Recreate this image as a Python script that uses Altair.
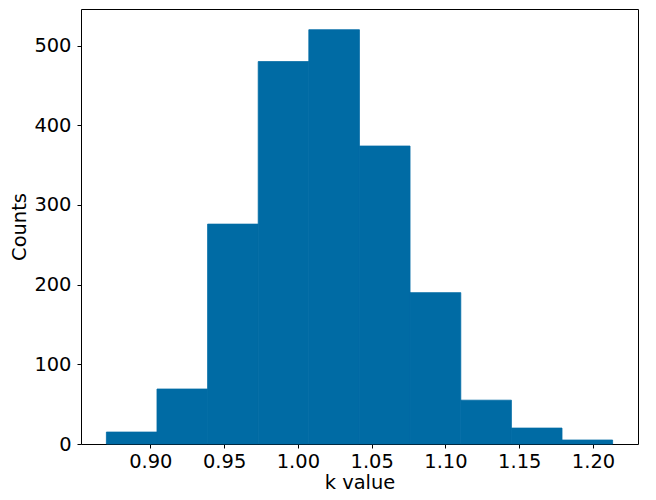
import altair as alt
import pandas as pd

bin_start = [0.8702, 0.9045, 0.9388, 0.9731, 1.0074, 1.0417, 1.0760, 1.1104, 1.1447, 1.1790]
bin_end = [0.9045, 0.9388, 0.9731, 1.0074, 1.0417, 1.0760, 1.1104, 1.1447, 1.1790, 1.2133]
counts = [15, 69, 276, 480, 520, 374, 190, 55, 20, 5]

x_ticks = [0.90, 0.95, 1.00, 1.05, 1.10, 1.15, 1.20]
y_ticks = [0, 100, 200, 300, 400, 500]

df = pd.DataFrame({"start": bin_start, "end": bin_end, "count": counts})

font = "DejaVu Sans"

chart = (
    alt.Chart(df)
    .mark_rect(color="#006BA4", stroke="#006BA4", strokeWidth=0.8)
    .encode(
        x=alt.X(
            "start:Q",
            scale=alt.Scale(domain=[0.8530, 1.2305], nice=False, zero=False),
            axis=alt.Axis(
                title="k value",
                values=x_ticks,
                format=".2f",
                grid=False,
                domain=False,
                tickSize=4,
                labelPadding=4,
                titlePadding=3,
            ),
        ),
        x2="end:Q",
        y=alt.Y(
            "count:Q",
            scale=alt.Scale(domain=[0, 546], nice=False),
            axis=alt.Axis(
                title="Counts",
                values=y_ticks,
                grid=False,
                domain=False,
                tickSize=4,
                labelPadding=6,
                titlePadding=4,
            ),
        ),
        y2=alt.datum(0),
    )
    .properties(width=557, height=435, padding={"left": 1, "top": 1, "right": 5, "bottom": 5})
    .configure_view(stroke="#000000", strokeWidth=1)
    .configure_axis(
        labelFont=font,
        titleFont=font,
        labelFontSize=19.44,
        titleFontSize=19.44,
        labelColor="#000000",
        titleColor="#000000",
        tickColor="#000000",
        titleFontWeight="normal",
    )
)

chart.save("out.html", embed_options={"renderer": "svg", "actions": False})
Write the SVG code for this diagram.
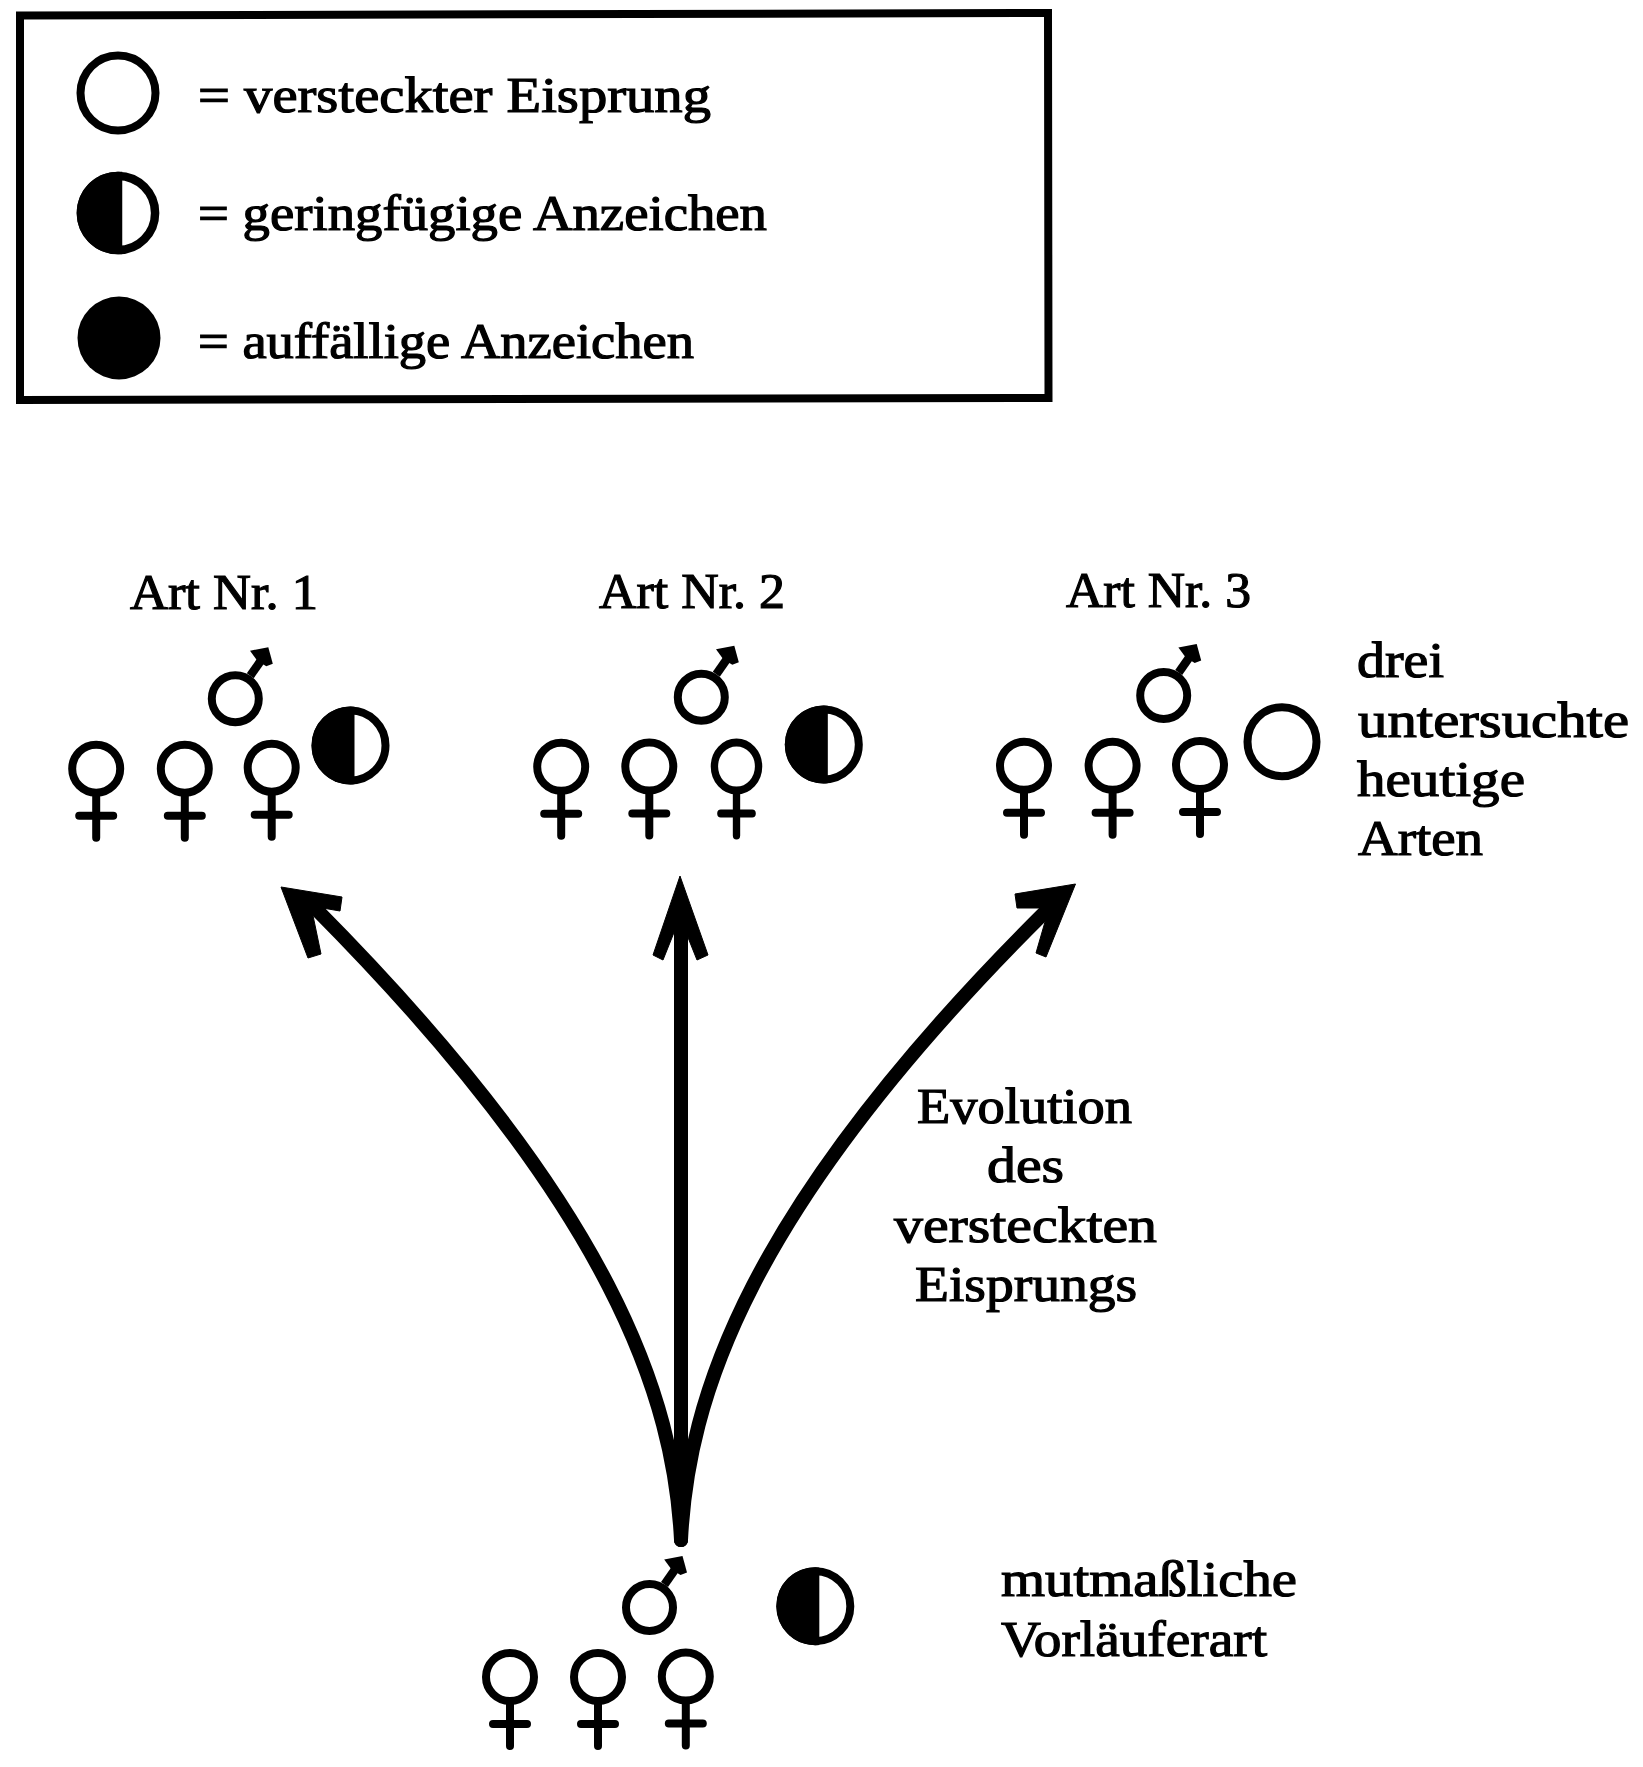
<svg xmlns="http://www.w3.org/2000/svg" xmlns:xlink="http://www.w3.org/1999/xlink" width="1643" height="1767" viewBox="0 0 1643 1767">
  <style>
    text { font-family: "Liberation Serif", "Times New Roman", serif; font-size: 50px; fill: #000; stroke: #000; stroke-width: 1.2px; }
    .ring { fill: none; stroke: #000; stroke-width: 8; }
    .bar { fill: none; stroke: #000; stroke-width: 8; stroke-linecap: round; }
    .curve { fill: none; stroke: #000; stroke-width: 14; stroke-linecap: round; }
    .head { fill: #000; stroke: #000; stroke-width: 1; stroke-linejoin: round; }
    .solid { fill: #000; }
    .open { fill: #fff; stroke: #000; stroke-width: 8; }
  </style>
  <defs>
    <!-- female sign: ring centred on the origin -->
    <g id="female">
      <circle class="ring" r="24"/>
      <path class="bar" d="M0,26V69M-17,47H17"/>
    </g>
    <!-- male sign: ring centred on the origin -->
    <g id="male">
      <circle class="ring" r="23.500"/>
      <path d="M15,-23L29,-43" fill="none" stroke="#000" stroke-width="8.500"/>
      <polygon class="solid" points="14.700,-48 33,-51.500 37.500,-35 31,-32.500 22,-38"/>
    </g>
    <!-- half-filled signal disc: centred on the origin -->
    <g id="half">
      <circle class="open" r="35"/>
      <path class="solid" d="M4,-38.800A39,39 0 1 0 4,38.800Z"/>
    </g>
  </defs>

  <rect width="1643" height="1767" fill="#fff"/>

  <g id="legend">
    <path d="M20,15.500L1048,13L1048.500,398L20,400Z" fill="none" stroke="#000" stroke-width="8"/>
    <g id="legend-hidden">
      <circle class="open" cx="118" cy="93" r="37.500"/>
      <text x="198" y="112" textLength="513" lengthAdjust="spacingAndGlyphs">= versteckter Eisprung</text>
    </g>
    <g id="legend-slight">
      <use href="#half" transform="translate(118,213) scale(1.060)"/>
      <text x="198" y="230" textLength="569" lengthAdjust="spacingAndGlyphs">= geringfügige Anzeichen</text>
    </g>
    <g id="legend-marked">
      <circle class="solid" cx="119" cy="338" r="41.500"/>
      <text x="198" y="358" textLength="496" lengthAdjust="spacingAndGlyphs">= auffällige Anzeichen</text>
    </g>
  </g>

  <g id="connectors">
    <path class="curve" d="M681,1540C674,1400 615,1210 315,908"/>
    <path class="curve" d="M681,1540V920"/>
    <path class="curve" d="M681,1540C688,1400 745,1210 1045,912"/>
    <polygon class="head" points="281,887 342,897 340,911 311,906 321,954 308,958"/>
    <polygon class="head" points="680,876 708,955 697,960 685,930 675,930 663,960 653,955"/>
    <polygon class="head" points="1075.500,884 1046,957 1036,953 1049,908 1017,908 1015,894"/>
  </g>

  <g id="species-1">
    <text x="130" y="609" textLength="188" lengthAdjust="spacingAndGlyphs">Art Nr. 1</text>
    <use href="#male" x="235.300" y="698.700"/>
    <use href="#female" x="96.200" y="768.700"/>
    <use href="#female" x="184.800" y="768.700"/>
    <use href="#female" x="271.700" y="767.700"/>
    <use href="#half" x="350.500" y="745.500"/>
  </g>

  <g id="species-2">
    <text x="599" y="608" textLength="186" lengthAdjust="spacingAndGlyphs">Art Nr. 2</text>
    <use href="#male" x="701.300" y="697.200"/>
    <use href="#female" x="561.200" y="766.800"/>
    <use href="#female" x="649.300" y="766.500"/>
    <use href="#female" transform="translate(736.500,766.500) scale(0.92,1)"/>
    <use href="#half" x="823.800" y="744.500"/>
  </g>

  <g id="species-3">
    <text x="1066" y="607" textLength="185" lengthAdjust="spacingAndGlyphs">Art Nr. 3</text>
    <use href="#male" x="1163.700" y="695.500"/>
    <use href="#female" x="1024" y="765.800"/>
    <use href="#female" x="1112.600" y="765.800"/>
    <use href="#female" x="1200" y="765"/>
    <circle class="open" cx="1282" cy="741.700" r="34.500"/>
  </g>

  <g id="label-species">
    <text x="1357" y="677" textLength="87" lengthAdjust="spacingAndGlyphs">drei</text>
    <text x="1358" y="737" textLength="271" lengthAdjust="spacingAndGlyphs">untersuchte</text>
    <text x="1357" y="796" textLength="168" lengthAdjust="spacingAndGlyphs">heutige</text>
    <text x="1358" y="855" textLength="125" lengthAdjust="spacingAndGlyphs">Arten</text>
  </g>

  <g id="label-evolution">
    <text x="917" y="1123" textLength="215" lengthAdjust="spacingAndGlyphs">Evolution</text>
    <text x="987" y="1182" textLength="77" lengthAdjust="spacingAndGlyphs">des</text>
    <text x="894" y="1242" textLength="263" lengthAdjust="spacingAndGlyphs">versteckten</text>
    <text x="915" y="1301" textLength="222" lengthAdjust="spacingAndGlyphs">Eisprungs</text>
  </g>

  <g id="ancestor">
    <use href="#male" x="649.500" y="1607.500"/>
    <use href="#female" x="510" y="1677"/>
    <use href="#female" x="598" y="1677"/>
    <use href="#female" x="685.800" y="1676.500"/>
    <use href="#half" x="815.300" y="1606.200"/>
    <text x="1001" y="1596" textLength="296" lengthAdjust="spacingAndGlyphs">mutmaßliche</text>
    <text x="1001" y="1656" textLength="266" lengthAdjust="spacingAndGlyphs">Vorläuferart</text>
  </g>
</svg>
------------------------------------------------
Stated goal: Give the number of lines above that hold the word "this", and nothing more.

Reply to the task: 2